--- start ---

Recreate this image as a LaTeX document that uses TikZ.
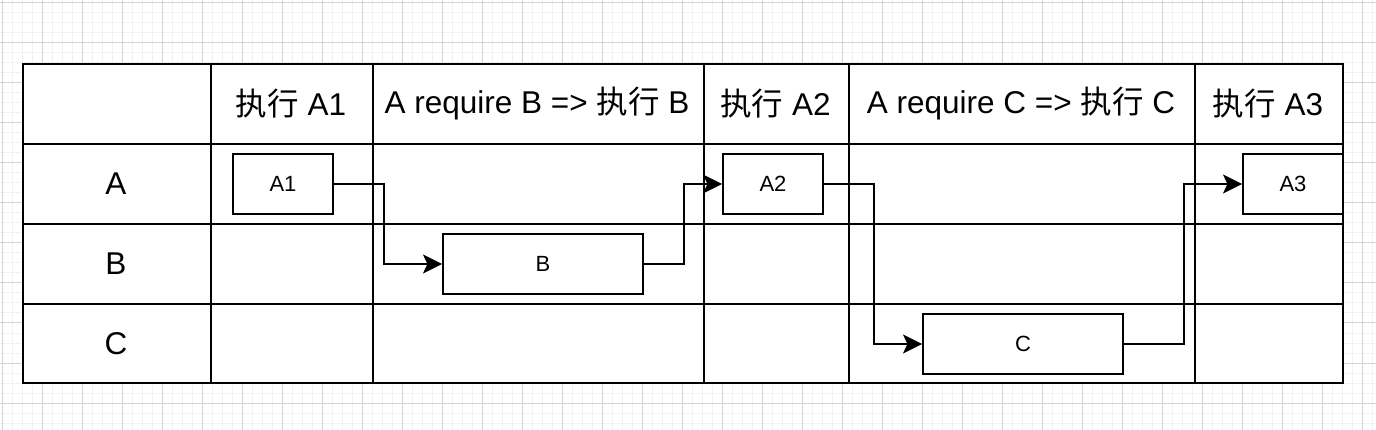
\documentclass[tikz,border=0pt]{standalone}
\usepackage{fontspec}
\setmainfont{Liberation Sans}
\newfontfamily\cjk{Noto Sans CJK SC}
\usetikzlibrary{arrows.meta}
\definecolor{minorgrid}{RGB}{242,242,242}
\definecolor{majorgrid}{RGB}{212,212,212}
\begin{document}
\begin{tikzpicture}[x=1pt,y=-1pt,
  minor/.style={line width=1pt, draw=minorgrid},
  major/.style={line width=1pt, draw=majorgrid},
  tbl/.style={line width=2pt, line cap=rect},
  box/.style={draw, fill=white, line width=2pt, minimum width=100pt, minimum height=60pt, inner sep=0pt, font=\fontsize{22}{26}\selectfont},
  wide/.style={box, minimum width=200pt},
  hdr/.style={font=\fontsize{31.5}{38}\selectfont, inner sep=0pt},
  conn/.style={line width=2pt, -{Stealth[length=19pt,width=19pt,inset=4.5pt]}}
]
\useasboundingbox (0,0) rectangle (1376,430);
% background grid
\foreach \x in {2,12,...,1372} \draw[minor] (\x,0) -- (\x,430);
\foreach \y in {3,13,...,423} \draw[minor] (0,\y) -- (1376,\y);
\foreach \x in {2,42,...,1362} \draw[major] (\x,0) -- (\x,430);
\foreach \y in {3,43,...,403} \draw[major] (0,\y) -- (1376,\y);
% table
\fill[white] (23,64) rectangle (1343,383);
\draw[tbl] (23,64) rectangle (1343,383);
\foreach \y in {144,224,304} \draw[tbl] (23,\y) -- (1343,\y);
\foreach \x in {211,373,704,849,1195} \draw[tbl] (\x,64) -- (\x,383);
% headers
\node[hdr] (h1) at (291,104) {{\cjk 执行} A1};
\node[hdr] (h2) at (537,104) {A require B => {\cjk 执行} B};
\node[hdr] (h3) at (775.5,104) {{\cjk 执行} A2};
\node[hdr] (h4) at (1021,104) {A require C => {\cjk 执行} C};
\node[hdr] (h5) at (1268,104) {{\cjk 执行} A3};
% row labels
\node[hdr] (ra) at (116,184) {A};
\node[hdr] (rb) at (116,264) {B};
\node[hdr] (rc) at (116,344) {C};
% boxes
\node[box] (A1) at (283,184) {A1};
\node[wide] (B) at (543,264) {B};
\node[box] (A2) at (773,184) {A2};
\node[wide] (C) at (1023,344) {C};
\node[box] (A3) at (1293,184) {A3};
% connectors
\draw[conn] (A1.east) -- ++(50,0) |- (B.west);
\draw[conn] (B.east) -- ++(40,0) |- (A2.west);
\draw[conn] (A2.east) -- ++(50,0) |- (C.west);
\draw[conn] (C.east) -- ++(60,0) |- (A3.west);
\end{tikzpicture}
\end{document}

--- end ---

THE EXERCISE:
Restate the listing above word for word, and skip the pictures.

SOLUTION TO THIS TASK:
Recreate this image as a LaTeX document that uses TikZ.
\documentclass[tikz,border=0pt]{standalone}
\usepackage{fontspec}
\setmainfont{Liberation Sans}
\newfontfamily\cjk{Noto Sans CJK SC}
\usetikzlibrary{arrows.meta}
\definecolor{minorgrid}{RGB}{242,242,242}
\definecolor{majorgrid}{RGB}{212,212,212}
\begin{document}
\begin{tikzpicture}[x=1pt,y=-1pt,
  minor/.style={line width=1pt, draw=minorgrid},
  major/.style={line width=1pt, draw=majorgrid},
  tbl/.style={line width=2pt, line cap=rect},
  box/.style={draw, fill=white, line width=2pt, minimum width=100pt, minimum height=60pt, inner sep=0pt, font=\fontsize{22}{26}\selectfont},
  wide/.style={box, minimum width=200pt},
  hdr/.style={font=\fontsize{31.5}{38}\selectfont, inner sep=0pt},
  conn/.style={line width=2pt, -{Stealth[length=19pt,width=19pt,inset=4.5pt]}}
]
\useasboundingbox (0,0) rectangle (1376,430);
% background grid
\foreach \x in {2,12,...,1372} \draw[minor] (\x,0) -- (\x,430);
\foreach \y in {3,13,...,423} \draw[minor] (0,\y) -- (1376,\y);
\foreach \x in {2,42,...,1362} \draw[major] (\x,0) -- (\x,430);
\foreach \y in {3,43,...,403} \draw[major] (0,\y) -- (1376,\y);
% table
\fill[white] (23,64) rectangle (1343,383);
\draw[tbl] (23,64) rectangle (1343,383);
\foreach \y in {144,224,304} \draw[tbl] (23,\y) -- (1343,\y);
\foreach \x in {211,373,704,849,1195} \draw[tbl] (\x,64) -- (\x,383);
% headers
\node[hdr] (h1) at (291,104) {{\cjk 执行} A1};
\node[hdr] (h2) at (537,104) {A require B => {\cjk 执行} B};
\node[hdr] (h3) at (775.5,104) {{\cjk 执行} A2};
\node[hdr] (h4) at (1021,104) {A require C => {\cjk 执行} C};
\node[hdr] (h5) at (1268,104) {{\cjk 执行} A3};
% row labels
\node[hdr] (ra) at (116,184) {A};
\node[hdr] (rb) at (116,264) {B};
\node[hdr] (rc) at (116,344) {C};
% boxes
\node[box] (A1) at (283,184) {A1};
\node[wide] (B) at (543,264) {B};
\node[box] (A2) at (773,184) {A2};
\node[wide] (C) at (1023,344) {C};
\node[box] (A3) at (1293,184) {A3};
% connectors
\draw[conn] (A1.east) -- ++(50,0) |- (B.west);
\draw[conn] (B.east) -- ++(40,0) |- (A2.west);
\draw[conn] (A2.east) -- ++(50,0) |- (C.west);
\draw[conn] (C.east) -- ++(60,0) |- (A3.west);
\end{tikzpicture}
\end{document}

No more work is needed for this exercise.